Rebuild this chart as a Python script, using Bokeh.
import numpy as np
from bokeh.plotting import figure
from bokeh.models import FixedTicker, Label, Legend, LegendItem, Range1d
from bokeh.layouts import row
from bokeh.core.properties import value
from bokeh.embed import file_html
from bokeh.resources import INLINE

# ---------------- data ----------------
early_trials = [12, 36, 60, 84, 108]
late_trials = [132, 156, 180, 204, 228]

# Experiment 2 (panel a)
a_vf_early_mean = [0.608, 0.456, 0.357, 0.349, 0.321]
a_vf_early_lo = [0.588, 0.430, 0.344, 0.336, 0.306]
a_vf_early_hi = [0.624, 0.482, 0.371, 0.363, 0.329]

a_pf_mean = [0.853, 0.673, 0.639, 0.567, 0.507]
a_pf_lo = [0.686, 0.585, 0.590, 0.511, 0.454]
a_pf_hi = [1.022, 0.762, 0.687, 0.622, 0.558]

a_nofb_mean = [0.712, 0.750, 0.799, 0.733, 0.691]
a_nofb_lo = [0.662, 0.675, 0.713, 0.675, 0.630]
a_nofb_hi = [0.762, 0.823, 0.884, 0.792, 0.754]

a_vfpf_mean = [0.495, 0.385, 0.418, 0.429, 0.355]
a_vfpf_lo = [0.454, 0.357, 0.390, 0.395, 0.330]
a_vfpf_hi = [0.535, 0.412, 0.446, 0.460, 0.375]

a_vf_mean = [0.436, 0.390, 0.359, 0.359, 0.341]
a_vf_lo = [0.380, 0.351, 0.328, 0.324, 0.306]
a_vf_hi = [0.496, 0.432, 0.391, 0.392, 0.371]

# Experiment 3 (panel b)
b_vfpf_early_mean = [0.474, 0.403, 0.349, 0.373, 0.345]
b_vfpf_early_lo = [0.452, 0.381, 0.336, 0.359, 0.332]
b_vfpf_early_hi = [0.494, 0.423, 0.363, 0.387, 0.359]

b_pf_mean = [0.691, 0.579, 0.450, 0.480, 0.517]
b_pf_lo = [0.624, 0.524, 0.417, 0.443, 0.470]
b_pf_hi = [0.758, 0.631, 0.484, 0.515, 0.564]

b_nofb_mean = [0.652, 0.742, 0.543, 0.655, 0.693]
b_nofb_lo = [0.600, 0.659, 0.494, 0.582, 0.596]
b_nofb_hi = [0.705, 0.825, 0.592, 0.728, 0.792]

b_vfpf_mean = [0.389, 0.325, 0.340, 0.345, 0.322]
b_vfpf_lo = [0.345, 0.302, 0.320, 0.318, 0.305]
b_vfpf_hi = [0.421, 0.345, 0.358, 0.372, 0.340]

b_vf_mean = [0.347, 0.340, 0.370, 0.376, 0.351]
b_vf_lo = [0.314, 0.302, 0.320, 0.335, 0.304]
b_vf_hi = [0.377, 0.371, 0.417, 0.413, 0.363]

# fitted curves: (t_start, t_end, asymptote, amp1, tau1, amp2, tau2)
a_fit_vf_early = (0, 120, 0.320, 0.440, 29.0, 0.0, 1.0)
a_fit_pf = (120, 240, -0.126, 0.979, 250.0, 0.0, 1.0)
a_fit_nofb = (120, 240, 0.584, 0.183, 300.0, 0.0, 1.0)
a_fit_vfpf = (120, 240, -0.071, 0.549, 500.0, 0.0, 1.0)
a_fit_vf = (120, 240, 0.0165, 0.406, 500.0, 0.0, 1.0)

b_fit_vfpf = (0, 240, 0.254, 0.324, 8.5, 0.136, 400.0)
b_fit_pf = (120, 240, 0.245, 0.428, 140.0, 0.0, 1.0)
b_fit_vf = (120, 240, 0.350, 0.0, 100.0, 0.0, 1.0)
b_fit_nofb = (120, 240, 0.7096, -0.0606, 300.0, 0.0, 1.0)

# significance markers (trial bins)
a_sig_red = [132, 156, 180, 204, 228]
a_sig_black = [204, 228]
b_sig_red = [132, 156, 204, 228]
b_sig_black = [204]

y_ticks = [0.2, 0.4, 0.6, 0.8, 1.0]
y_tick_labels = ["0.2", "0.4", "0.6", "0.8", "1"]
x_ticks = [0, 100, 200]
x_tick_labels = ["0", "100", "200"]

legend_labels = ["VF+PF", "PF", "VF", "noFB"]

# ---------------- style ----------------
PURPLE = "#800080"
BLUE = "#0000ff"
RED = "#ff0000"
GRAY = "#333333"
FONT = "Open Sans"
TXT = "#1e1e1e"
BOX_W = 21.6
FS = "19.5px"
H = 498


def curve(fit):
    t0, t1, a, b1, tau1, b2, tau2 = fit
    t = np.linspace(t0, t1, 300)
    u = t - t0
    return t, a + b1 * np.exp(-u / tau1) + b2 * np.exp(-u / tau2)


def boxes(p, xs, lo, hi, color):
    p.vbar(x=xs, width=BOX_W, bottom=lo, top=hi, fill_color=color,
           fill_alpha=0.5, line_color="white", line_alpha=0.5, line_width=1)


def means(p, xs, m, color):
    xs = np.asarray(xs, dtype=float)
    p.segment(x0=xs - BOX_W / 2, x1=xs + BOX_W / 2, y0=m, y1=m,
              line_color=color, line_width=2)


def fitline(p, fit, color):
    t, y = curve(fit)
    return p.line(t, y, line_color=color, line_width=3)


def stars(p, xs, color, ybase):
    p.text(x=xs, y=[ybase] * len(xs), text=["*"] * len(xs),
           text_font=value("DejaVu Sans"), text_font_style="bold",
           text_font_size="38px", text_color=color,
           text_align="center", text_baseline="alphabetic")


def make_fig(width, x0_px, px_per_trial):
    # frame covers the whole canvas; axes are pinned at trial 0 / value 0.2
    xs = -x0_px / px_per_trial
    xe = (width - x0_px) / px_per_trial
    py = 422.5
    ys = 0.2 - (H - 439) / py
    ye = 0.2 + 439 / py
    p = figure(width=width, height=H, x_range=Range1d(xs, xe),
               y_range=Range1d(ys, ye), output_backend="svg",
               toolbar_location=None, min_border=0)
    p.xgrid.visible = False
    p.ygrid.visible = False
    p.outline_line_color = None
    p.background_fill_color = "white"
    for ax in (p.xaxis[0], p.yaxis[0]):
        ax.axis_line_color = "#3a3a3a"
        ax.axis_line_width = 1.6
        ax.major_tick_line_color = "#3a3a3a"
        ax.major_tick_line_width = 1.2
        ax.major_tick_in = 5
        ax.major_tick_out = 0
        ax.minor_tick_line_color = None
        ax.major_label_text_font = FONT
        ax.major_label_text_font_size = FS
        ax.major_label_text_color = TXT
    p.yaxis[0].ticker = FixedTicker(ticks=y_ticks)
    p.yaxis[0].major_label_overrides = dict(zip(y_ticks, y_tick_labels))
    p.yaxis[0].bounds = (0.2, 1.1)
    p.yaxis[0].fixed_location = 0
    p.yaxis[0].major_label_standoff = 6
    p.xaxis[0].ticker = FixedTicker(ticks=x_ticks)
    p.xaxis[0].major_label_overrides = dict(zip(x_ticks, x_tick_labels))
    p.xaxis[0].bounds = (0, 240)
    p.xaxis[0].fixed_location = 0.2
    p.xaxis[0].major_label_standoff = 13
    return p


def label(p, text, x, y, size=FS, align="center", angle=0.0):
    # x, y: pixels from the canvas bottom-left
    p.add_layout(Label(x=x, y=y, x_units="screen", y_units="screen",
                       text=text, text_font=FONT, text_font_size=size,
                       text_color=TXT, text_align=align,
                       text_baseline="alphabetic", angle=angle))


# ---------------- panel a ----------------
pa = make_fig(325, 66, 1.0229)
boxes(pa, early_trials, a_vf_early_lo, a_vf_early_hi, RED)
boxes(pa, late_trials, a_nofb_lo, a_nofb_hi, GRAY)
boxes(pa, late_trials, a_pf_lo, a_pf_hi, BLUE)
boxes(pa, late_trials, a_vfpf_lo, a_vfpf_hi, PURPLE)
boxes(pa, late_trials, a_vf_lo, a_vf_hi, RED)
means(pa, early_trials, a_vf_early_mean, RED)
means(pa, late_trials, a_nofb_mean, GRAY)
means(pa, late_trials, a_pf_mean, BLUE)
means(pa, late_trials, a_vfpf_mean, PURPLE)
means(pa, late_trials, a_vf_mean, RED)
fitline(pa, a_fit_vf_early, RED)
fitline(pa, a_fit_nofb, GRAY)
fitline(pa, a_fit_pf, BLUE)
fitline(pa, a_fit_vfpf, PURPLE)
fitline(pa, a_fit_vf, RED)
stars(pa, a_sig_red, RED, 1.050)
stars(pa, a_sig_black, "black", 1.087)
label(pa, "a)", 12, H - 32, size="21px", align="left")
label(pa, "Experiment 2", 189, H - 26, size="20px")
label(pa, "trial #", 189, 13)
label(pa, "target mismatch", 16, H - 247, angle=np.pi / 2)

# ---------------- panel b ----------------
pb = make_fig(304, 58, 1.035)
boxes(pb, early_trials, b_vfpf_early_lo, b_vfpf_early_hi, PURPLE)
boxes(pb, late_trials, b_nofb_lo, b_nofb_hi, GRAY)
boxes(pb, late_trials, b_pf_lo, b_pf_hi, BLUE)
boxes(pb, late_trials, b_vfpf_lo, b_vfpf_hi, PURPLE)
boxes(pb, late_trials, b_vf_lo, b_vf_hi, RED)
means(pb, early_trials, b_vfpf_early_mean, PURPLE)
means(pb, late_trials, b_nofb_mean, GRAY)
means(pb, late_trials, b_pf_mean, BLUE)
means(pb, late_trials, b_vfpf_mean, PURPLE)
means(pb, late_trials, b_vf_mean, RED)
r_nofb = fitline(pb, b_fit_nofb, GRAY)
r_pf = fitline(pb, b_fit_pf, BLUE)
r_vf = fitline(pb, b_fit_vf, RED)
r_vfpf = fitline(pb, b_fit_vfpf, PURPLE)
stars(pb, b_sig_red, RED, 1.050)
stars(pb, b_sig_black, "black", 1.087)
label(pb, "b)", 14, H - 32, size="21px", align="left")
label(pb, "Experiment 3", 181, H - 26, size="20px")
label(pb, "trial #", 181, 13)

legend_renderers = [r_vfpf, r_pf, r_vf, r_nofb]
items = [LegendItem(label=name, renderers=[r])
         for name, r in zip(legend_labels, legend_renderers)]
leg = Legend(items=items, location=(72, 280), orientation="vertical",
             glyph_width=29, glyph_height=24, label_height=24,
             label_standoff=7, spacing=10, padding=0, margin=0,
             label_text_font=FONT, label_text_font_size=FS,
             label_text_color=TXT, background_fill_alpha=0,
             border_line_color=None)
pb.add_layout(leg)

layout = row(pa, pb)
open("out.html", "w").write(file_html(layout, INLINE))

◆ Exercise goal
Copy, please, exactly the lines that start at the first line of the data and end at the line containing "a_pf_hi = [1.022, 0.762, 0.687, 0.622, 0.558]", both kept and no others.

◆ Result of this exercise
Rebuild this chart as a Python script, using Bokeh.
import numpy as np
from bokeh.plotting import figure
from bokeh.models import FixedTicker, Label, Legend, LegendItem, Range1d
from bokeh.layouts import row
from bokeh.core.properties import value
from bokeh.embed import file_html
from bokeh.resources import INLINE

# ---------------- data ----------------
early_trials = [12, 36, 60, 84, 108]
late_trials = [132, 156, 180, 204, 228]

# Experiment 2 (panel a)
a_vf_early_mean = [0.608, 0.456, 0.357, 0.349, 0.321]
a_vf_early_lo = [0.588, 0.430, 0.344, 0.336, 0.306]
a_vf_early_hi = [0.624, 0.482, 0.371, 0.363, 0.329]

a_pf_mean = [0.853, 0.673, 0.639, 0.567, 0.507]
a_pf_lo = [0.686, 0.585, 0.590, 0.511, 0.454]
a_pf_hi = [1.022, 0.762, 0.687, 0.622, 0.558]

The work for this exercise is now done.